Take a look at the media's top 10 economic myths of 2007.
Some of the myths are so silly that I can't believe people would believe them, but...of course, some people will and do.
Part of the problem is that (a) too many people lack even a basic understanding of economics, and (b) the media's economic coverage is often wrong, misleading, or just plain stupid. As for some reporters, see (a). Also, what's the actual, economist's definition of a "recession"? Find out! People use this scary word "recession" all the time, mostly without understanding it.
Another common myth that deserves mention: the idea that you can tax your way to prosperity, or that you can "Robin Hood" your way to it too (i.e, how is this different from punishing wealth and rewarding poverty? Or, worse, how is this not in fact punish creators of wealth for creating wealth?).
My all-time favorite myth is actually not on the list because it's not really confined to 2007. It's the ongoing apocalyptic myth of the imminent and total, catastrophic collapse of the American economy. Doomsday for Dollars!

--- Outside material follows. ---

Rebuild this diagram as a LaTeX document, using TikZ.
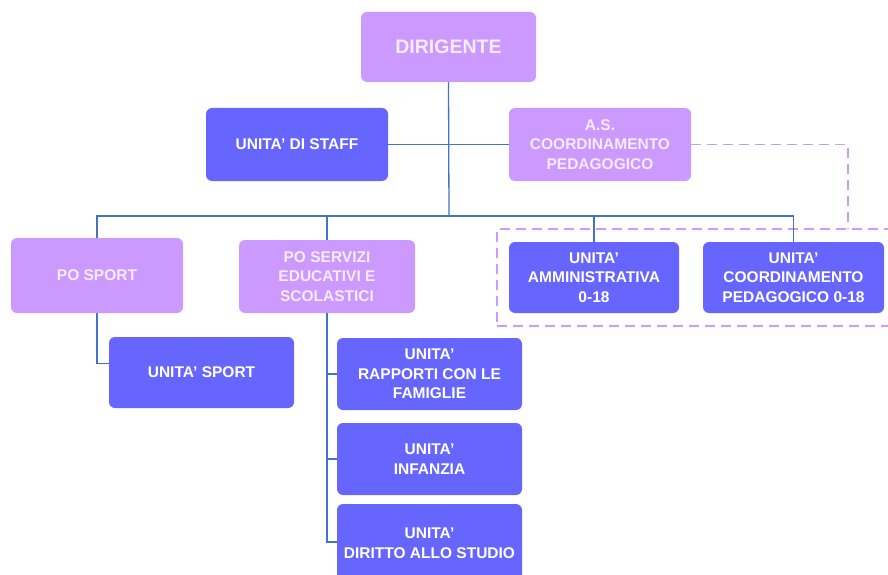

I've been hearing predictions of this for years and years, and I expect to keep on hearing them -- even as I still manage to pay my bills and maybe even afford to buy a few nice things from time to time. (Look, it's Mad Minerva's Standard of Economic Prosperity -- if even a grad nerd like me can afford to buy a pricey latte once a week, then we're not in Doomsday for Dollars. After all, who's more famously penniless than grad students?)